- STATED GOAL:
In the entries below, repeat only the lines between those holding "Output the Python" and "errorbar=None, ax=ax, zorder=2)", inclusive. Leave pictures out.

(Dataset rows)
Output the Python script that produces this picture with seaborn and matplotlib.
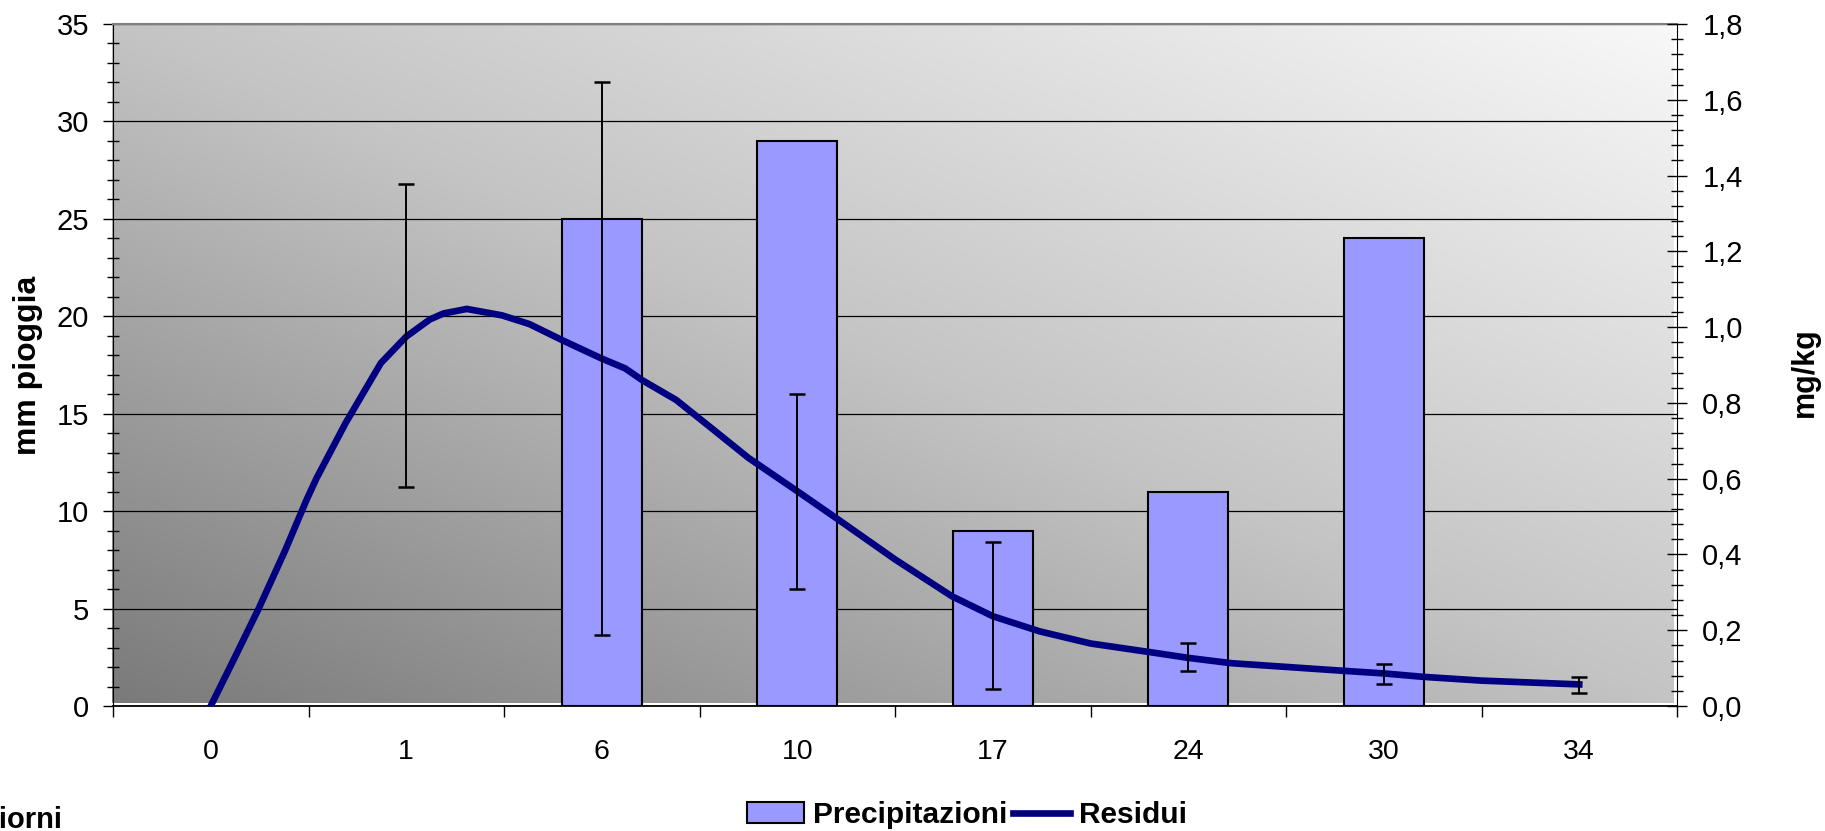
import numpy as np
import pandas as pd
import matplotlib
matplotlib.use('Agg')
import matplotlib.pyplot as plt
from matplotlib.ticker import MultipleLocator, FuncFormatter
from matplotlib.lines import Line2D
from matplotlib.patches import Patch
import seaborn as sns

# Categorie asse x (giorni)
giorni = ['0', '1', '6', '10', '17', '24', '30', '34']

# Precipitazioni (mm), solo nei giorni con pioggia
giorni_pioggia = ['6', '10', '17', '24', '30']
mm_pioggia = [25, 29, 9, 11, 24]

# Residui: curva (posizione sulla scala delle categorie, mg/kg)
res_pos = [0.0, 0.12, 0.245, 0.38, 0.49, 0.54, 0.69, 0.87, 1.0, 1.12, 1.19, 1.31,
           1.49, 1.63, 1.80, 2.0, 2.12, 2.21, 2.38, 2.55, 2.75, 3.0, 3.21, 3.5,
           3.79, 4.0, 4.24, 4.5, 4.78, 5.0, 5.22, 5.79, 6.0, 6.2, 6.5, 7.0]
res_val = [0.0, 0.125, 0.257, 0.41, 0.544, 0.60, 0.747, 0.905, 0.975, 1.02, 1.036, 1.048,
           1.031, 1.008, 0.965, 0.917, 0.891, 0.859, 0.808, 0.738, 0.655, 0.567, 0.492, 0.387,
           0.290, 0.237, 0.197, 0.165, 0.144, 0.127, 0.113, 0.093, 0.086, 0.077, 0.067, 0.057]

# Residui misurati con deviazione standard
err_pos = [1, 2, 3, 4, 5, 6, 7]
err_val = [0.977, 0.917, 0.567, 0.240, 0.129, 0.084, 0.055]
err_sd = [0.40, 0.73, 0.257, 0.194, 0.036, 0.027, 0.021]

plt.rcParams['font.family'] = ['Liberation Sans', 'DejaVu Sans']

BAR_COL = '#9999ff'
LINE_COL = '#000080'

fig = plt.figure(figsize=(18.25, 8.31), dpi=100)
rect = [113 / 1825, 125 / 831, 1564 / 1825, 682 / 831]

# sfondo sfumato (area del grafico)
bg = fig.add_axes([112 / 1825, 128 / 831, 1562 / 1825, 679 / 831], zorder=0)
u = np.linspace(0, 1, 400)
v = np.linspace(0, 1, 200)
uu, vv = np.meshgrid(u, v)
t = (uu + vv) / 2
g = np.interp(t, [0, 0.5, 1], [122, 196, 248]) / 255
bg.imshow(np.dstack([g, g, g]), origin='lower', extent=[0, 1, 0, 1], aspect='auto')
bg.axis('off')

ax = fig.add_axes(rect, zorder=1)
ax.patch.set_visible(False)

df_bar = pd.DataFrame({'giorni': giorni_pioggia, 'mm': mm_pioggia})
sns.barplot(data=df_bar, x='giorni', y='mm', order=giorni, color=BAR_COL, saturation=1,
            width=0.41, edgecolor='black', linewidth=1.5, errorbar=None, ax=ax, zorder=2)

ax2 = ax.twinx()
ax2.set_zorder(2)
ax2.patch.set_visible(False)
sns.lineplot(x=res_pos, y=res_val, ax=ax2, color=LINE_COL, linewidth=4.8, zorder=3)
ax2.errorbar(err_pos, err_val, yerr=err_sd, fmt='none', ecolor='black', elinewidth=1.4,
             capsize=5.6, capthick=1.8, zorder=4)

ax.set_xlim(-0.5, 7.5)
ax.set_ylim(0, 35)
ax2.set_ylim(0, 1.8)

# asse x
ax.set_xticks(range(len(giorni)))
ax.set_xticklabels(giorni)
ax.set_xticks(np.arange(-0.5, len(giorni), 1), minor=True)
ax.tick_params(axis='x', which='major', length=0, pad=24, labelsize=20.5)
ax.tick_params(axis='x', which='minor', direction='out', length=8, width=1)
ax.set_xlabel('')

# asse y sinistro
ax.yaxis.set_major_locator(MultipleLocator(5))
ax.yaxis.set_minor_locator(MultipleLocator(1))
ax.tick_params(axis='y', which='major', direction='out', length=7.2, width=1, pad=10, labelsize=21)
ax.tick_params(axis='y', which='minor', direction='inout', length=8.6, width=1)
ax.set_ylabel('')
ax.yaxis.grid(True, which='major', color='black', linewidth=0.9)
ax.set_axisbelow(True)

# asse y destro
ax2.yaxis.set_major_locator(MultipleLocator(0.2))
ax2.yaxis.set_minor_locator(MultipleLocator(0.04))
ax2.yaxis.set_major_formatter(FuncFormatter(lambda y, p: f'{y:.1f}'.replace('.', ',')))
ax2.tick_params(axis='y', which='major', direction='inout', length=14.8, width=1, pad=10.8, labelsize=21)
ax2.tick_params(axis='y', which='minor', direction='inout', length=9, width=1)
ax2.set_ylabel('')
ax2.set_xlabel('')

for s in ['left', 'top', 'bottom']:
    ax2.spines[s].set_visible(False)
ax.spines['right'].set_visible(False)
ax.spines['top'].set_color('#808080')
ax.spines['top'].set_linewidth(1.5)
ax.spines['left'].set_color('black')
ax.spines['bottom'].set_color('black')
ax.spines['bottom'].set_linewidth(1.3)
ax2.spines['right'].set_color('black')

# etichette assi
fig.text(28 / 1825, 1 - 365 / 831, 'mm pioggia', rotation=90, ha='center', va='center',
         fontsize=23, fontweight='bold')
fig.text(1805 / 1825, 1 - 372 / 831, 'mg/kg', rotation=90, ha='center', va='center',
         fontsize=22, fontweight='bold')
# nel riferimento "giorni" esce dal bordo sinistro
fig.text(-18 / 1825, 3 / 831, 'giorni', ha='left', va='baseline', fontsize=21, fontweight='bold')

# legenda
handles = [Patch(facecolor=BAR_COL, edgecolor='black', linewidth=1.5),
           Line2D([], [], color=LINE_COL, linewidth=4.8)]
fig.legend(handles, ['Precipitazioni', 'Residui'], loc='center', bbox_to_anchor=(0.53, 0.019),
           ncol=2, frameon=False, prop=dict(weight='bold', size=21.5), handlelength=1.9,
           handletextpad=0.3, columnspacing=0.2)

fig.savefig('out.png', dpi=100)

--

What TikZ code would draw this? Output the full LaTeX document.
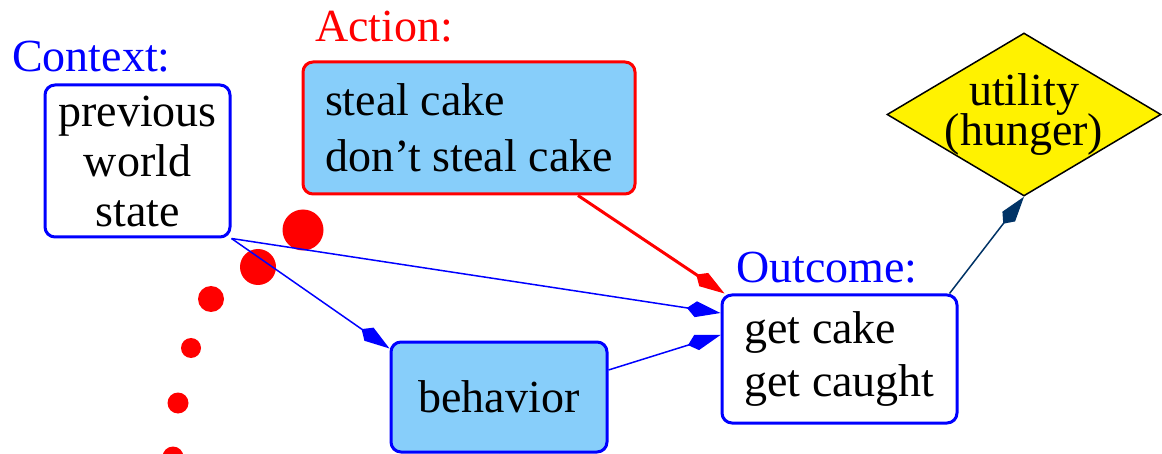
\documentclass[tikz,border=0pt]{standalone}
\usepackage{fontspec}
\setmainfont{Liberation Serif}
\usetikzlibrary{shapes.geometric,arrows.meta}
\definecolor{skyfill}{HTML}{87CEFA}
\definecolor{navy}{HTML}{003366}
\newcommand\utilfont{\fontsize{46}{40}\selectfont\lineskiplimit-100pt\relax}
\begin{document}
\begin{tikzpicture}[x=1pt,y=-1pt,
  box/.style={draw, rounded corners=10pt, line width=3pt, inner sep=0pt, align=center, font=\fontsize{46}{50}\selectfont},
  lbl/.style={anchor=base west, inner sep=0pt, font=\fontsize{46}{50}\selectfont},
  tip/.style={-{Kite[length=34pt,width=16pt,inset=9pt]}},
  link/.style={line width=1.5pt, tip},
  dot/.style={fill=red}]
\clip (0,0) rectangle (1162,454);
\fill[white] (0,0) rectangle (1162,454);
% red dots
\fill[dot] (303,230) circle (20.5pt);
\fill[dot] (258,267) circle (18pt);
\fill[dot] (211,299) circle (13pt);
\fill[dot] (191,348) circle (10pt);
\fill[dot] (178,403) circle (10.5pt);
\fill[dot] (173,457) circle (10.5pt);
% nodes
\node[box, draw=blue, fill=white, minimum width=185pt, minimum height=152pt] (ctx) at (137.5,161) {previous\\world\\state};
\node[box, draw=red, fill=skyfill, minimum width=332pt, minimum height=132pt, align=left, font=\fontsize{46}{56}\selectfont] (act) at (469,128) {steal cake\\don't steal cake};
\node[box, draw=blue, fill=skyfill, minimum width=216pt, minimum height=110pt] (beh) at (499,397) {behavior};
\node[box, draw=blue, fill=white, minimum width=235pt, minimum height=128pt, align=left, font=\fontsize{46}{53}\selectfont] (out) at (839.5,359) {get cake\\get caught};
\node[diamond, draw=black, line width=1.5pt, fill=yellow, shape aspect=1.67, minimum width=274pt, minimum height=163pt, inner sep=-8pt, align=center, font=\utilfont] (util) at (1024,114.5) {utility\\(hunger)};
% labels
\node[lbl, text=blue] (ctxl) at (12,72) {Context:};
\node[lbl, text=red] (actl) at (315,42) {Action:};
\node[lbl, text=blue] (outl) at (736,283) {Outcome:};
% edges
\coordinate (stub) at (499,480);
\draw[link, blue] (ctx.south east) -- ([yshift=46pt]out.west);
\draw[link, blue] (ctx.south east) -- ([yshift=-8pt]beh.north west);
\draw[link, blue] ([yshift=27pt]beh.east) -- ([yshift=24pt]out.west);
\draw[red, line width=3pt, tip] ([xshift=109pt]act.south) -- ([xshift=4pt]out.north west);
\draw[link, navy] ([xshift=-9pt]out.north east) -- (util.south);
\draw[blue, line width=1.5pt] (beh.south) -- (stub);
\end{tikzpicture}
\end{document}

- WRITTEN SOLUTION:
Output the Python script that produces this picture with seaborn and matplotlib.
import numpy as np
import pandas as pd
import matplotlib
matplotlib.use('Agg')
import matplotlib.pyplot as plt
from matplotlib.ticker import MultipleLocator, FuncFormatter
from matplotlib.lines import Line2D
from matplotlib.patches import Patch
import seaborn as sns

# Categorie asse x (giorni)
giorni = ['0', '1', '6', '10', '17', '24', '30', '34']

# Precipitazioni (mm), solo nei giorni con pioggia
giorni_pioggia = ['6', '10', '17', '24', '30']
mm_pioggia = [25, 29, 9, 11, 24]

# Residui: curva (posizione sulla scala delle categorie, mg/kg)
res_pos = [0.0, 0.12, 0.245, 0.38, 0.49, 0.54, 0.69, 0.87, 1.0, 1.12, 1.19, 1.31,
           1.49, 1.63, 1.80, 2.0, 2.12, 2.21, 2.38, 2.55, 2.75, 3.0, 3.21, 3.5,
           3.79, 4.0, 4.24, 4.5, 4.78, 5.0, 5.22, 5.79, 6.0, 6.2, 6.5, 7.0]
res_val = [0.0, 0.125, 0.257, 0.41, 0.544, 0.60, 0.747, 0.905, 0.975, 1.02, 1.036, 1.048,
           1.031, 1.008, 0.965, 0.917, 0.891, 0.859, 0.808, 0.738, 0.655, 0.567, 0.492, 0.387,
           0.290, 0.237, 0.197, 0.165, 0.144, 0.127, 0.113, 0.093, 0.086, 0.077, 0.067, 0.057]

# Residui misurati con deviazione standard
err_pos = [1, 2, 3, 4, 5, 6, 7]
err_val = [0.977, 0.917, 0.567, 0.240, 0.129, 0.084, 0.055]
err_sd = [0.40, 0.73, 0.257, 0.194, 0.036, 0.027, 0.021]

plt.rcParams['font.family'] = ['Liberation Sans', 'DejaVu Sans']

BAR_COL = '#9999ff'
LINE_COL = '#000080'

fig = plt.figure(figsize=(18.25, 8.31), dpi=100)
rect = [113 / 1825, 125 / 831, 1564 / 1825, 682 / 831]

# sfondo sfumato (area del grafico)
bg = fig.add_axes([112 / 1825, 128 / 831, 1562 / 1825, 679 / 831], zorder=0)
u = np.linspace(0, 1, 400)
v = np.linspace(0, 1, 200)
uu, vv = np.meshgrid(u, v)
t = (uu + vv) / 2
g = np.interp(t, [0, 0.5, 1], [122, 196, 248]) / 255
bg.imshow(np.dstack([g, g, g]), origin='lower', extent=[0, 1, 0, 1], aspect='auto')
bg.axis('off')

ax = fig.add_axes(rect, zorder=1)
ax.patch.set_visible(False)

df_bar = pd.DataFrame({'giorni': giorni_pioggia, 'mm': mm_pioggia})
sns.barplot(data=df_bar, x='giorni', y='mm', order=giorni, color=BAR_COL, saturation=1,
            width=0.41, edgecolor='black', linewidth=1.5, errorbar=None, ax=ax, zorder=2)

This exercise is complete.